Galaxy Tab 3: Everything you need, but little that you want

The 7-inch Samsung Galaxy Tab 3 isn't exactly a marvel of modern engineering, but does it need to be? 

The Samsung Galaxy Tab 3.

Last spring, Samsung launched the Galaxy Tab 2, an Android-powered tablet priced at $250. Today, Samsung has taken the wraps off the Tab 2's successor, the Galaxy Tab 3. The Tab 3 (not exactly a rousing name) is relatively well-equipped: 7-inch screen, 1.2 GHz dual core processor, 3-megapixel camera rear camera and 1.3 -megapixel front camera, 8GB or 16GB of storage, the Android 4.1 OS, and a thinner build than the Tab 2. 

Samsung will aim for a May launch date for the Wi-Fi Tab 3; a 3G version will follow in June. 

It's worth pointing out that the reaction to the Galaxy Tab 3 – and how do we put this politely? – hasn't exactly been ecstatic.

The device is "underwhelming," says TechCrunch, with a spec list that "sounds like it could’ve been released a year or two ago." Ars Technica points out that the Tab 3 sure does look a whole lot like the Tab 2. And over at Gizmodo UK, Jamie Condliffe calls the device "yet another boring new Android slate."

Of course, the Tab 3 isn't meant to compete directly with the iPad or Nexus 10. In fact, the price will almost definitely come in under $400, and maybe even closer to 200 bucks, which is a segment of the market that doesn't demand cutting-edge technology – only a reasonably-priced, modestly attractive tablet that performs ordinary tasks with competency and maybe a little bit of flair.

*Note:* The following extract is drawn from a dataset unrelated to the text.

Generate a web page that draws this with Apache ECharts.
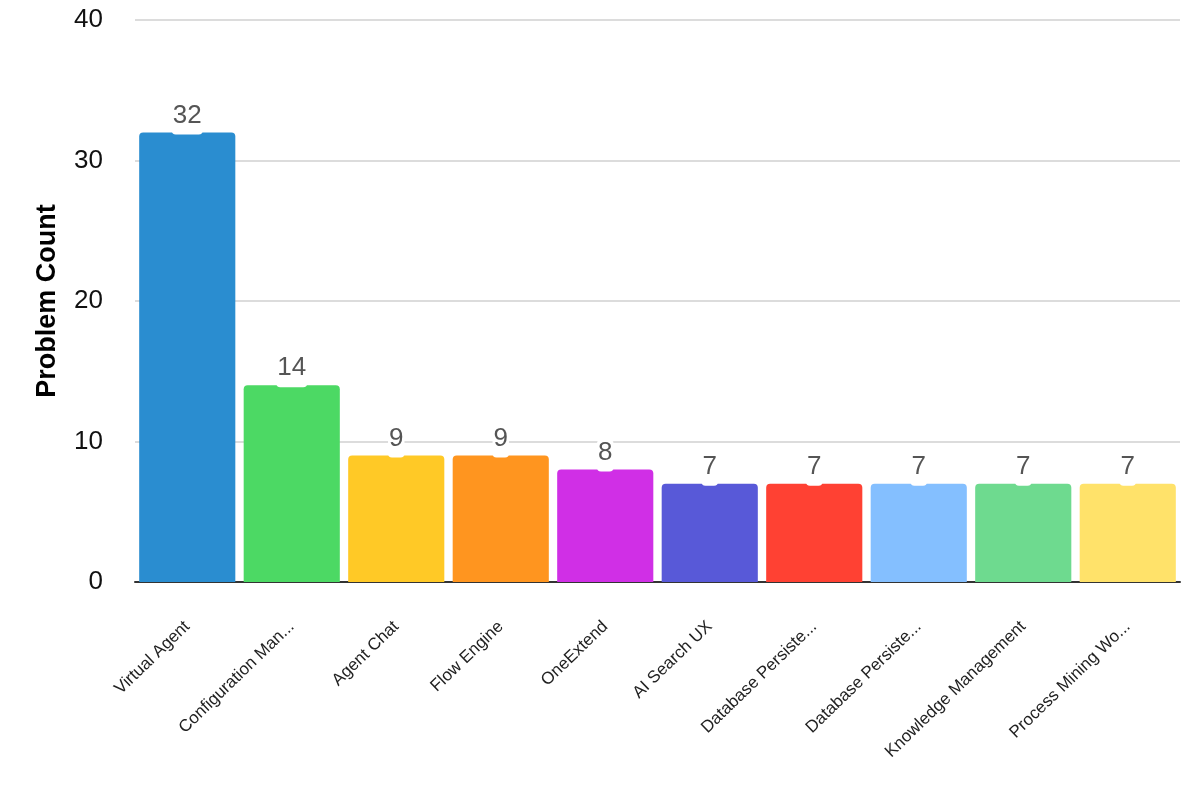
<!DOCTYPE html>
<html>
<head>
<meta charset="utf-8">
<script src="https://cdn.jsdelivr.net/npm/echarts@6/dist/echarts.min.js"></script>
<style>
  html, body { margin: 0; padding: 0; background: #fff; }
  #chart { width: 1200px; height: 800px; }
</style>
</head>
<body>
<div id="chart"></div>
<script>
const categories = [
  "Virtual Agent",
  "Configuration Man...",
  "Agent Chat",
  "Flow Engine",
  "OneExtend",
  "AI Search UX",
  "Database Persiste...",
  "Database Persiste...",
  "Knowledge Management",
  "Process Mining Wo..."
];
const problemCounts = [32, 14, 9, 9, 8, 7, 7, 7, 7, 7];
const barColors = [
  "#2A8DD0", "#4CD964", "#FFC926", "#FF951F", "#D02FE6",
  "#5859D8", "#FF4133", "#84BFFF", "#6EDA8F", "#FFE26A"
];
const yTicks = { min: 0, max: 40, interval: 10 };

const chart = echarts.init(document.getElementById("chart"), null, { renderer: "canvas" });

chart.setOption({
  animation: false,
  grid: { left: 135, right: 20, top: 20, bottom: 218, containLabel: false },
  xAxis: {
    type: "category",
    data: categories,
    axisLine: { lineStyle: { color: "#333", width: 2 } },
    axisTick: { show: false },
    axisLabel: {
      interval: 0,
      rotate: 44,
      margin: 42,
      fontSize: 17,
      color: "#222",
      fontFamily: "Liberation Sans, Arial, sans-serif"
    }
  },
  yAxis: {
    type: "value",
    min: yTicks.min,
    max: yTicks.max,
    interval: yTicks.interval,
    name: "Problem Count",
    nameLocation: "middle",
    nameGap: 74,
    nameTextStyle: {
      fontSize: 27,
      fontWeight: "bold",
      color: "#000",
      fontFamily: "Liberation Sans, Arial, sans-serif"
    },
    axisLine: { show: false },
    axisTick: { show: false },
    axisLabel: {
      margin: 32,
      fontSize: 26,
      color: "#111",
      fontFamily: "Liberation Sans, Arial, sans-serif"
    },
    splitLine: { lineStyle: { color: "#d0d0d0", width: 1.5 } }
  },
  series: [{
    type: "bar",
    data: problemCounts.map((v, i) => ({ value: v, itemStyle: { color: barColors[i] } })),
    barCategoryGap: "8%",
    itemStyle: { borderRadius: [4, 4, 0, 0] },
    label: {
      show: true,
      position: "top",
      distance: -2,
      fontSize: 26,
      color: "#555",
      backgroundColor: "#fff",
      borderRadius: 4,
      padding: [0, 1, 6, 1],
      fontFamily: "Liberation Sans, Arial, sans-serif"
    }
  }]
});
</script>
</body>
</html>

We're willing to bet the Tab 3 fits that bill. 

Plus, the size of the device may appeal to folks who prefer the handheld portability of the Kindle Fire or Google Nexus 7 over the (relative) bulk of the iPad. 

In related news, Samsung recently introduced the Galaxy S4, the successor to the very popular Galaxy S3. Is it any good? Actually, yes, most reviewers agreed, although it doesn't exactly break any barriers. The S4, concluded JR Raphael of Computerworld, is "a standout smartphone with a lot of attractive elements. And despite its drawbacks, I think it's safe to say it's going to make a lot of people awfully happy."